--- What you have to do ---
Without the pictures, return exactly the lines from the one with "Reproduce this chart with Plotly." through the one with "SEG_LABEL_Y = 9.09". Both end lines belong in the copy.

Start

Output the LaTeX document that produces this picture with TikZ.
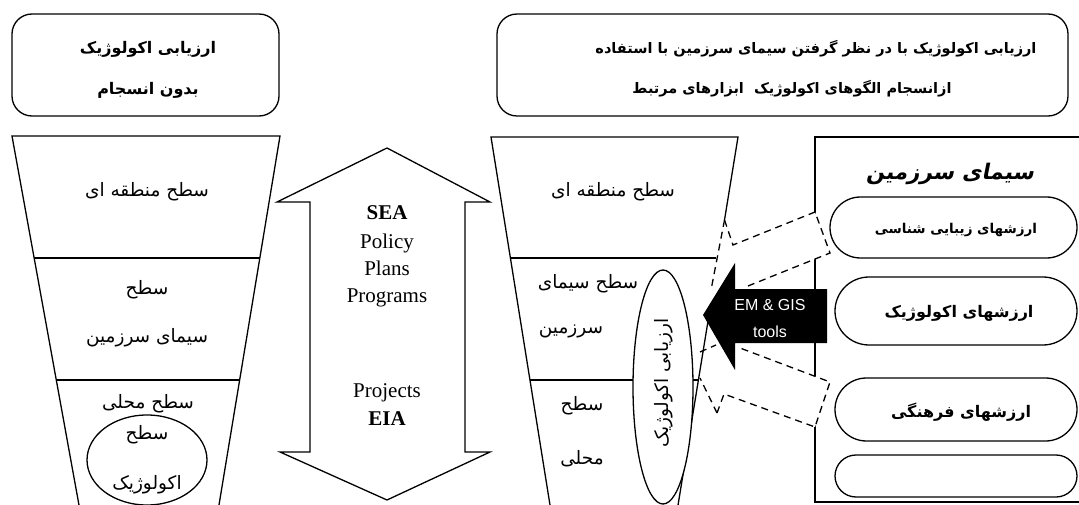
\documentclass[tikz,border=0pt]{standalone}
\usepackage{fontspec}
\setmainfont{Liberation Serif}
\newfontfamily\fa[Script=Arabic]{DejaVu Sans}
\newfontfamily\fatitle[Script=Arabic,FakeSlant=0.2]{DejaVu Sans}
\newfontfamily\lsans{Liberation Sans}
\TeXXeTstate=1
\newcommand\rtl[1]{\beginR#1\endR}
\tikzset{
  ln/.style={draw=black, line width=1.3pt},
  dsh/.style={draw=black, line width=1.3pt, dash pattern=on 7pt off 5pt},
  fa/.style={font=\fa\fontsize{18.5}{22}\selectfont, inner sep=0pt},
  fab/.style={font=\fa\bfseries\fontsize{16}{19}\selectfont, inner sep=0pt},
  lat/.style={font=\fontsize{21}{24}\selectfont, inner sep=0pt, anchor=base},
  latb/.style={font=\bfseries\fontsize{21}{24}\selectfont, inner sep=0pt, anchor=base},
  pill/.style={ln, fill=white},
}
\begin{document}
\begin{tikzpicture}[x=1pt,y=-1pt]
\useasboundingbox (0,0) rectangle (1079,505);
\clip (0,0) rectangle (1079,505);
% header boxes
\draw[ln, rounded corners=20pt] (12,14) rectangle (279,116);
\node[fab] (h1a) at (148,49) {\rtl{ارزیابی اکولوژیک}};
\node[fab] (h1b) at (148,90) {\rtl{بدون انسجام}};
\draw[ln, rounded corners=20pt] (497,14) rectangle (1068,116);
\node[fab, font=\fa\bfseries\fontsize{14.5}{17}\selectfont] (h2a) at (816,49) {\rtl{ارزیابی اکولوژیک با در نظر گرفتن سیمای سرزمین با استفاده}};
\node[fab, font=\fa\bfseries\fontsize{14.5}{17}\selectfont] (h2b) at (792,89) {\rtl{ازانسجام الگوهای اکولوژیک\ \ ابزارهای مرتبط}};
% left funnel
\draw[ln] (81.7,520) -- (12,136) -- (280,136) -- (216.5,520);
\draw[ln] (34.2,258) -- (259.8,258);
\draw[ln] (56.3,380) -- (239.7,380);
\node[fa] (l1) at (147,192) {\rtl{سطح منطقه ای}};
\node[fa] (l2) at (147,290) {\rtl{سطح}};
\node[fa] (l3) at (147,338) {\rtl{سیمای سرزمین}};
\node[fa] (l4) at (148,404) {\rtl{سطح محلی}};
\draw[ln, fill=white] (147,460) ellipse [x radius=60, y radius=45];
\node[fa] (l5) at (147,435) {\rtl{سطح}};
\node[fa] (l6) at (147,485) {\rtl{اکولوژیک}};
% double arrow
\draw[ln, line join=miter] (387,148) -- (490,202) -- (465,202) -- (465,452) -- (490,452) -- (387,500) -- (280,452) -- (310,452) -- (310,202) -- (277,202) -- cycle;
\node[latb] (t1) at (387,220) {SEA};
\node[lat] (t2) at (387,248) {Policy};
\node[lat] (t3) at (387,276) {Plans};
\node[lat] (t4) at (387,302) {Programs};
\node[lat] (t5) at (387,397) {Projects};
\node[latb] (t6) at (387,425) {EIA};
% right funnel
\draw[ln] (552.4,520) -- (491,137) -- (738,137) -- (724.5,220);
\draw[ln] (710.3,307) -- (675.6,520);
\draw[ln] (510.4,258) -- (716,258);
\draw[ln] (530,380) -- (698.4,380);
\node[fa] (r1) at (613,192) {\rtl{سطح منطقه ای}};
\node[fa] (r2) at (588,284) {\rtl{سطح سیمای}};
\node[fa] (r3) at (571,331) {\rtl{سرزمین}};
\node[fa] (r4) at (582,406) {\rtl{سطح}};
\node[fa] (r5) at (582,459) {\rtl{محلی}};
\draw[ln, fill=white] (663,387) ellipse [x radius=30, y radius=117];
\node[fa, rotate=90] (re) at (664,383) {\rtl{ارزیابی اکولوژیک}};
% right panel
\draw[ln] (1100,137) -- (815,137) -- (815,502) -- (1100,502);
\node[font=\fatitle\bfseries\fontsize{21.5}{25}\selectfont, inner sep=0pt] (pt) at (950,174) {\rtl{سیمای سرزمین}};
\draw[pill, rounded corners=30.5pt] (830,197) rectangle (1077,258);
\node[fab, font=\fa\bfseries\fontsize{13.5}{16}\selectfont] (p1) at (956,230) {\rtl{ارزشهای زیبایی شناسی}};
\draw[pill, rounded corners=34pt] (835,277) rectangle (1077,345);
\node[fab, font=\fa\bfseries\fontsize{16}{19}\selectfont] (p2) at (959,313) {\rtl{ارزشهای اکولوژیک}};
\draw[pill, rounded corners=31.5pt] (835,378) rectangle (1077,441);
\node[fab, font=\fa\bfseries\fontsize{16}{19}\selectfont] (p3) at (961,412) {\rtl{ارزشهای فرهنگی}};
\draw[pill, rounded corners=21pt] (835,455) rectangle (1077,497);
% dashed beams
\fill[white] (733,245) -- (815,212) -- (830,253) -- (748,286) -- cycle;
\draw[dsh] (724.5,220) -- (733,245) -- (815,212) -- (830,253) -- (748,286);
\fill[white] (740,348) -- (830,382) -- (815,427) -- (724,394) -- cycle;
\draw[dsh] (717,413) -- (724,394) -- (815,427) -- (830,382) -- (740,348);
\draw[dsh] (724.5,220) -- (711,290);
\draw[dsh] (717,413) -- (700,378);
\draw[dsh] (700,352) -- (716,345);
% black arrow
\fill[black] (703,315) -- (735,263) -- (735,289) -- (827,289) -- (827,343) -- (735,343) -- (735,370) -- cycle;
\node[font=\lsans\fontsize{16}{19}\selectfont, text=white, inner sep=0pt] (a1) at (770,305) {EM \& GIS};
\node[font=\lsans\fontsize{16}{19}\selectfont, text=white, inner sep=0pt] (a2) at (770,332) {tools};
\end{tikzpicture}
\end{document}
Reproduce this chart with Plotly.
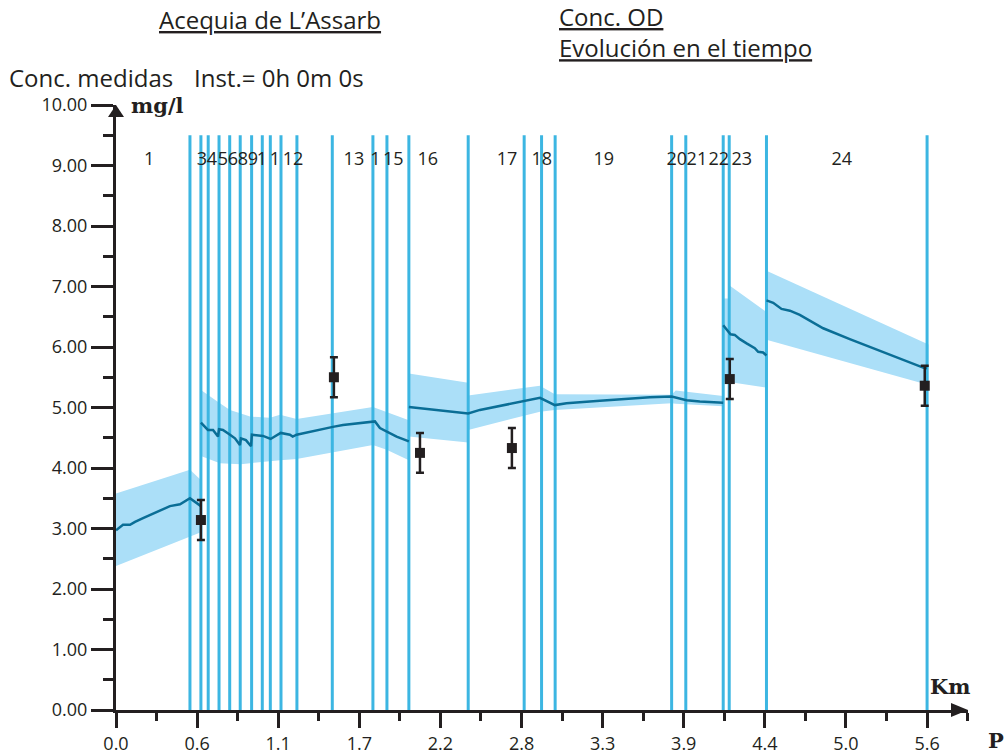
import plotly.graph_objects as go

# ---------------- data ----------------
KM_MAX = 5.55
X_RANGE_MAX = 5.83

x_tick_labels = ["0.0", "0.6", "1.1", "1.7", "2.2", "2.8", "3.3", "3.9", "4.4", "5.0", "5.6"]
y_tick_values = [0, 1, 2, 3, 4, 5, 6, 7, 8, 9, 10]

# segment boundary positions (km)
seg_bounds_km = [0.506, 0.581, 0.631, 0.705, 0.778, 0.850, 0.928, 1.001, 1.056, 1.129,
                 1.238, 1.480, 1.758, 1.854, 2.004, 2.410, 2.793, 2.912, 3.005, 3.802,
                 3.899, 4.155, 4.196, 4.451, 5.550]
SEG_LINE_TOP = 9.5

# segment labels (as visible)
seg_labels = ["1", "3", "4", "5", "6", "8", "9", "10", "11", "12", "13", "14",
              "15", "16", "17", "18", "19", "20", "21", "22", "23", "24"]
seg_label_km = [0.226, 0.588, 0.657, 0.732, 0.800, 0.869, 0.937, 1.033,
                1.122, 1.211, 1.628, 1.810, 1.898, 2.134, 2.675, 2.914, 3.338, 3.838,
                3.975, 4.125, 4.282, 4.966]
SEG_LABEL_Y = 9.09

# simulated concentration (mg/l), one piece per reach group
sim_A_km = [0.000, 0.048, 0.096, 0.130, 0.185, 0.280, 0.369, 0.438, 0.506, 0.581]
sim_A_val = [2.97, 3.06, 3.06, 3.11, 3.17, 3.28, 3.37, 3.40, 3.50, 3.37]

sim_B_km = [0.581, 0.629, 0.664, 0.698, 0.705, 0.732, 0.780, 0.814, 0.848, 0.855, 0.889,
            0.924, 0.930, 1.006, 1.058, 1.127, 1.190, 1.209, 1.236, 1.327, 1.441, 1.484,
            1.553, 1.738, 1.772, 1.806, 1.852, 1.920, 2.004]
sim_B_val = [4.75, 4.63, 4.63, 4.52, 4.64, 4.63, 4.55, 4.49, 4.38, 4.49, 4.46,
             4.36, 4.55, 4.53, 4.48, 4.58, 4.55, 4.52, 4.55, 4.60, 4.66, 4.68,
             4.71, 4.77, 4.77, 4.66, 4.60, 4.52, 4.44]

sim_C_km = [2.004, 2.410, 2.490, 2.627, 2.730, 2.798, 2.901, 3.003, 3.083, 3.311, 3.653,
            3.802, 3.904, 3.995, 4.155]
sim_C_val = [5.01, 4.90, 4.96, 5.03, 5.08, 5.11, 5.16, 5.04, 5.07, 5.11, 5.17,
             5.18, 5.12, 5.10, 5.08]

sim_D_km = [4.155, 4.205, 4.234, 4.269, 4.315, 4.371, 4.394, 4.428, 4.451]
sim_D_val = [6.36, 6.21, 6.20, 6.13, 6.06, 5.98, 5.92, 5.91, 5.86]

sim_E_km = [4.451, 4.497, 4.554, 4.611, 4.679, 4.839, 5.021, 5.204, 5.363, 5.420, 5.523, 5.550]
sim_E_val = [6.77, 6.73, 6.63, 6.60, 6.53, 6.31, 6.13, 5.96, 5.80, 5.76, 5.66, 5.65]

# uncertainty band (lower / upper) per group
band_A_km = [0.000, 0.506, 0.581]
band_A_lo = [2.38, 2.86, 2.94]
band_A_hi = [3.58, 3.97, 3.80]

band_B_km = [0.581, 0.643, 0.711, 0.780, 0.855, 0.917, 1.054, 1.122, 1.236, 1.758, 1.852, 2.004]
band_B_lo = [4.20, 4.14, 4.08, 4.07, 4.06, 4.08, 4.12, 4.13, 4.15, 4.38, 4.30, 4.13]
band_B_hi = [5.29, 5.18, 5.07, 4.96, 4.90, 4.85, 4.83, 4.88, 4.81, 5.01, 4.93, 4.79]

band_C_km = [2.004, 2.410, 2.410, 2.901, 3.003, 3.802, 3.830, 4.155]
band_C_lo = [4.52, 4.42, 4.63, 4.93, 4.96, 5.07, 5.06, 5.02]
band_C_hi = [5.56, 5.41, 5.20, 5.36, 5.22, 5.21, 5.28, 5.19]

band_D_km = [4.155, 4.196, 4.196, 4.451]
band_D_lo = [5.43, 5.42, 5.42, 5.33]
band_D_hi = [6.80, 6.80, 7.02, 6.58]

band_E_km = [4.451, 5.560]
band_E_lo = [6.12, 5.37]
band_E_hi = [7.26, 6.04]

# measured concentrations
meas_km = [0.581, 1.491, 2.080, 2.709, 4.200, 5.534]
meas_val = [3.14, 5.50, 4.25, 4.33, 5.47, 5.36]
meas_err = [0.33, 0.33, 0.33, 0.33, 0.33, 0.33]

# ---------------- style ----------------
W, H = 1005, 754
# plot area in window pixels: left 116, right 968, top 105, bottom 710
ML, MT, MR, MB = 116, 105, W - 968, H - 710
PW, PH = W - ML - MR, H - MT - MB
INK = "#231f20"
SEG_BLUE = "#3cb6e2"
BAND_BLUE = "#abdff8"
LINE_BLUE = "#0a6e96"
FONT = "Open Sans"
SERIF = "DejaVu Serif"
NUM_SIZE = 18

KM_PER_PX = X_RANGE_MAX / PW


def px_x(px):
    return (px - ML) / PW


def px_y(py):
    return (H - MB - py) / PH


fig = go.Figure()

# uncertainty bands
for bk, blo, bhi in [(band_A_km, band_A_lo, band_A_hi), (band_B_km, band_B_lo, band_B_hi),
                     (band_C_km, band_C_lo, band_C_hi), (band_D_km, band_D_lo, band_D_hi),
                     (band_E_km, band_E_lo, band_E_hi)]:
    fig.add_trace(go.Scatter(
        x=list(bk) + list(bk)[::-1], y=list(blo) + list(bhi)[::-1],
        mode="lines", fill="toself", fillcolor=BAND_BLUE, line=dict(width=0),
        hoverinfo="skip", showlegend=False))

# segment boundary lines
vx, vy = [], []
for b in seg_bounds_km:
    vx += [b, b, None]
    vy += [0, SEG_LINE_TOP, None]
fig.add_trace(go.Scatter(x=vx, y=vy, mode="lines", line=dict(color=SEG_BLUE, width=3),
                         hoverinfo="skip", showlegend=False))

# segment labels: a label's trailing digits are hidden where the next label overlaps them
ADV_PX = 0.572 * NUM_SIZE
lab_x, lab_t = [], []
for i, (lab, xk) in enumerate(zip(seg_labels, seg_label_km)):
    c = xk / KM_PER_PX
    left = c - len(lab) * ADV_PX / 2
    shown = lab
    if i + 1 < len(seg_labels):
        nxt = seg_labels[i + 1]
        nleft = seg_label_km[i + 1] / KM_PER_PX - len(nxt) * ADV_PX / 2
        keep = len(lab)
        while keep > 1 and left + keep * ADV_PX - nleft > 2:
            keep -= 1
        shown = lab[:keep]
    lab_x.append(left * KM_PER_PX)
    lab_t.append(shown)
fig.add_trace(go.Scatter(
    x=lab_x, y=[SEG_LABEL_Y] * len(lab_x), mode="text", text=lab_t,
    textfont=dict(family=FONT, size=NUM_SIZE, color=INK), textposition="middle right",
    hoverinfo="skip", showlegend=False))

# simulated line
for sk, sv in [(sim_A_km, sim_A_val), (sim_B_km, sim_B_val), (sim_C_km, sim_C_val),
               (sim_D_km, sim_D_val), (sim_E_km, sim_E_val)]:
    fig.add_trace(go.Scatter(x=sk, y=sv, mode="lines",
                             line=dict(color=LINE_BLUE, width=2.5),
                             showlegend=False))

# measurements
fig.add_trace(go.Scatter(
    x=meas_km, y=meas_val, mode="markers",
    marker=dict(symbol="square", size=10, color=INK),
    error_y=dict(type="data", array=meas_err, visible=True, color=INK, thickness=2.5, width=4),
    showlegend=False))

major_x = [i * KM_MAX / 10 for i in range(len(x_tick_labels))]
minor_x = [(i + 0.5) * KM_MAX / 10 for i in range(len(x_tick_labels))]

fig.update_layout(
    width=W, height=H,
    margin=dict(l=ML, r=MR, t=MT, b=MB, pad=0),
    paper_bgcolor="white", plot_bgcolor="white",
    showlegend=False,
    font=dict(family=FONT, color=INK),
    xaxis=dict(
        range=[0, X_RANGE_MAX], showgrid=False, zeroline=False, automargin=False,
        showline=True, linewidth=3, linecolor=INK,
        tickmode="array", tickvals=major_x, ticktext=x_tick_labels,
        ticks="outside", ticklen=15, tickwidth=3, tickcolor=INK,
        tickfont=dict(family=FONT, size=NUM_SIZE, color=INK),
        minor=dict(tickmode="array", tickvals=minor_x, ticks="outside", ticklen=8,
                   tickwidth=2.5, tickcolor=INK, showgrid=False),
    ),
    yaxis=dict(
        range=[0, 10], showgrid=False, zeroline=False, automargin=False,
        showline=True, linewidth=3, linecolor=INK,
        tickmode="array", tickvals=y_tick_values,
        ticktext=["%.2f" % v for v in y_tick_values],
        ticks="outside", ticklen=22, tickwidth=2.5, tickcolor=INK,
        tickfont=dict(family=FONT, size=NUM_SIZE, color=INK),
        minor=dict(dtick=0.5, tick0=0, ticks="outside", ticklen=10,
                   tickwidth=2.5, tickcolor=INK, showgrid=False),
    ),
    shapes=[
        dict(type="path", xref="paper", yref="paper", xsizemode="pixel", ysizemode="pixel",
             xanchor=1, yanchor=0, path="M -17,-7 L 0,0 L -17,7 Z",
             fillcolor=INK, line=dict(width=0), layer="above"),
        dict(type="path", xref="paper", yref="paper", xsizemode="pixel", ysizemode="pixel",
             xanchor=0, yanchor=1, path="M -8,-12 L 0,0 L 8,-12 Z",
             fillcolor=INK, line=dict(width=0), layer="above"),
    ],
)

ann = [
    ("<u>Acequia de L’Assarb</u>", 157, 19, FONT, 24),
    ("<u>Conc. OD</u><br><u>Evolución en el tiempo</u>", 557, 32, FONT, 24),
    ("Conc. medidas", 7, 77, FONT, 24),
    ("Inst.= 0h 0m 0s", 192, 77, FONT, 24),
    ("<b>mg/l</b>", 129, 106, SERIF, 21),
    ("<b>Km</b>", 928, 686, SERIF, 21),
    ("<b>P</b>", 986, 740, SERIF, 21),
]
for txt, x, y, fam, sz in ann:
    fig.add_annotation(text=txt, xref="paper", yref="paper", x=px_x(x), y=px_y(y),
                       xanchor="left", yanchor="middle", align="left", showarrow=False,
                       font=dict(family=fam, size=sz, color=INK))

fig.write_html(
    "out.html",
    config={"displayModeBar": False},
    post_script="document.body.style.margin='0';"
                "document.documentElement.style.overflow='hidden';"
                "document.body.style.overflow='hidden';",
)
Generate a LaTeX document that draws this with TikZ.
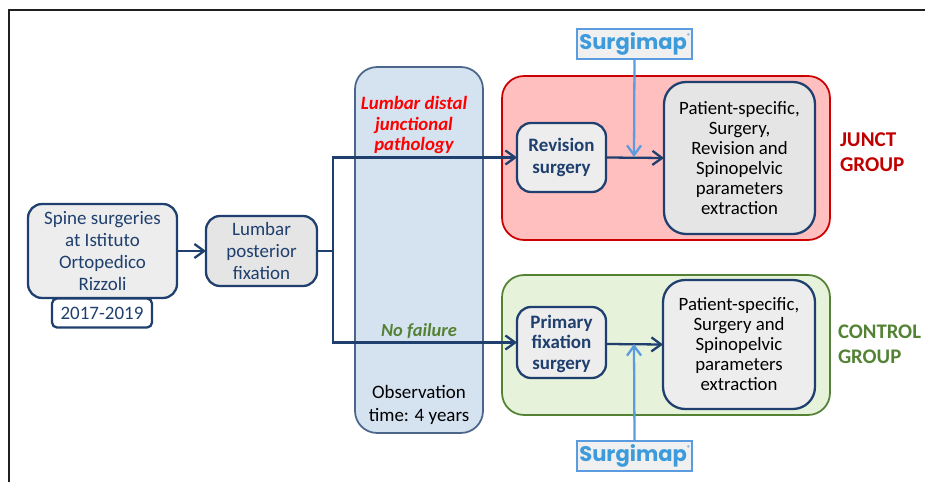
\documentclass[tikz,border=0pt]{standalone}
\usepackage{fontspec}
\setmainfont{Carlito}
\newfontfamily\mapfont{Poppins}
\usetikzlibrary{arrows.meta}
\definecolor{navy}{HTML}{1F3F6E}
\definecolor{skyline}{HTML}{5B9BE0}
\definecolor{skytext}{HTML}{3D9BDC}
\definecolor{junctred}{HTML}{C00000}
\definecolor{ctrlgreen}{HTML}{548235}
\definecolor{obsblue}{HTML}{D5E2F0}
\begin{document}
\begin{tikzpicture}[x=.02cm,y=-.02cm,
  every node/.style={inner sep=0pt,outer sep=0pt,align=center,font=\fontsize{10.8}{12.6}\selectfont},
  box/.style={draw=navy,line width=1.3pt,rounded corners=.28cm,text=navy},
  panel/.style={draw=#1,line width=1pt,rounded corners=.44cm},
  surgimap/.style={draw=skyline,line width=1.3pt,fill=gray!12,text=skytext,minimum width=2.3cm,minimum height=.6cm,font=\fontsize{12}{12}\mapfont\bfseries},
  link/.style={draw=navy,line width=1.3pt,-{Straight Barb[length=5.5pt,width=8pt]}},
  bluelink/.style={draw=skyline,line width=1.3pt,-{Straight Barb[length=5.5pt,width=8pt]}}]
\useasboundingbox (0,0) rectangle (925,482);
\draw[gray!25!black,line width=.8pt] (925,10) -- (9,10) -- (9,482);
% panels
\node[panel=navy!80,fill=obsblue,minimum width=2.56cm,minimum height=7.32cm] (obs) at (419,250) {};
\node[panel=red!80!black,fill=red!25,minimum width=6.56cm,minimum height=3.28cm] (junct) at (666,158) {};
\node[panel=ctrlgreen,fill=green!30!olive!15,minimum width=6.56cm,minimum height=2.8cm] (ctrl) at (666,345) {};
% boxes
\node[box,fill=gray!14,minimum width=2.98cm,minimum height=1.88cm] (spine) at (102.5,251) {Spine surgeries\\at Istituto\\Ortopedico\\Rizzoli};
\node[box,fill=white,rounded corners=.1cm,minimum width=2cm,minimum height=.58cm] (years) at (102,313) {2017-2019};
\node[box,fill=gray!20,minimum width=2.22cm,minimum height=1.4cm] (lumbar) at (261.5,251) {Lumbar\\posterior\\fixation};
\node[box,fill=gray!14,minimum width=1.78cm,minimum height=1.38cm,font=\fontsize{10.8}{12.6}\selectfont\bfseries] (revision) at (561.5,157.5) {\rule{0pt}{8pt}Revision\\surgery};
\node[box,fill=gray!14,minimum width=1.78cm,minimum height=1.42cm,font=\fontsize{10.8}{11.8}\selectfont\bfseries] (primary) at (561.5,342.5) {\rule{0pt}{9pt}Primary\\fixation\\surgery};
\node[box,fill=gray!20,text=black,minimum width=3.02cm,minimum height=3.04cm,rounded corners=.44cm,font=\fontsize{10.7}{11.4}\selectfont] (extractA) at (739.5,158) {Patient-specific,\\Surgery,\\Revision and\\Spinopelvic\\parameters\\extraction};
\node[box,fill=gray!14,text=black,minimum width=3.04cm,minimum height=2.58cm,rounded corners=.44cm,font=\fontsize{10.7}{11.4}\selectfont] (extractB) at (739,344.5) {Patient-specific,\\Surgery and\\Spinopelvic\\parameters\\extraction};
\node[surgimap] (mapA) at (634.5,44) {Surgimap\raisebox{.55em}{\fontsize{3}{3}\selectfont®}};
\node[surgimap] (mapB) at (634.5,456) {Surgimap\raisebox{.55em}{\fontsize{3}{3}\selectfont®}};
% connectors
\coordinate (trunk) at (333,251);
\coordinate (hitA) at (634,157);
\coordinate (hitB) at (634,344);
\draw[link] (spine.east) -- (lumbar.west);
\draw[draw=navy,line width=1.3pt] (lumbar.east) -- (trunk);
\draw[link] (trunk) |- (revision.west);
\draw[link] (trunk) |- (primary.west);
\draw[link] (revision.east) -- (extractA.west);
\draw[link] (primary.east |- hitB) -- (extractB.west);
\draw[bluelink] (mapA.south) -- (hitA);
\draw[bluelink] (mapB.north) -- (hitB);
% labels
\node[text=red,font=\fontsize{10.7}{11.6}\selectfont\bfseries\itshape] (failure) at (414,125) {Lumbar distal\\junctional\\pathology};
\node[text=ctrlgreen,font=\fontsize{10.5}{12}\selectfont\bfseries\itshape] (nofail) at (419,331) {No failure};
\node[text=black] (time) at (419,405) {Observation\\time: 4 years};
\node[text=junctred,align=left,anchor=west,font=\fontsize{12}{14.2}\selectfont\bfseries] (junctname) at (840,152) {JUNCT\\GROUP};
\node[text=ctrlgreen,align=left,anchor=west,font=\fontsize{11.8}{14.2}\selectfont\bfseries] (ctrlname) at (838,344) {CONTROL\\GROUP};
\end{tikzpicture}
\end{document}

End

--- Answer below ---
Reproduce this chart with Plotly.
import plotly.graph_objects as go

# ---------------- data ----------------
KM_MAX = 5.55
X_RANGE_MAX = 5.83

x_tick_labels = ["0.0", "0.6", "1.1", "1.7", "2.2", "2.8", "3.3", "3.9", "4.4", "5.0", "5.6"]
y_tick_values = [0, 1, 2, 3, 4, 5, 6, 7, 8, 9, 10]

# segment boundary positions (km)
seg_bounds_km = [0.506, 0.581, 0.631, 0.705, 0.778, 0.850, 0.928, 1.001, 1.056, 1.129,
                 1.238, 1.480, 1.758, 1.854, 2.004, 2.410, 2.793, 2.912, 3.005, 3.802,
                 3.899, 4.155, 4.196, 4.451, 5.550]
SEG_LINE_TOP = 9.5

# segment labels (as visible)
seg_labels = ["1", "3", "4", "5", "6", "8", "9", "10", "11", "12", "13", "14",
              "15", "16", "17", "18", "19", "20", "21", "22", "23", "24"]
seg_label_km = [0.226, 0.588, 0.657, 0.732, 0.800, 0.869, 0.937, 1.033,
                1.122, 1.211, 1.628, 1.810, 1.898, 2.134, 2.675, 2.914, 3.338, 3.838,
                3.975, 4.125, 4.282, 4.966]
SEG_LABEL_Y = 9.09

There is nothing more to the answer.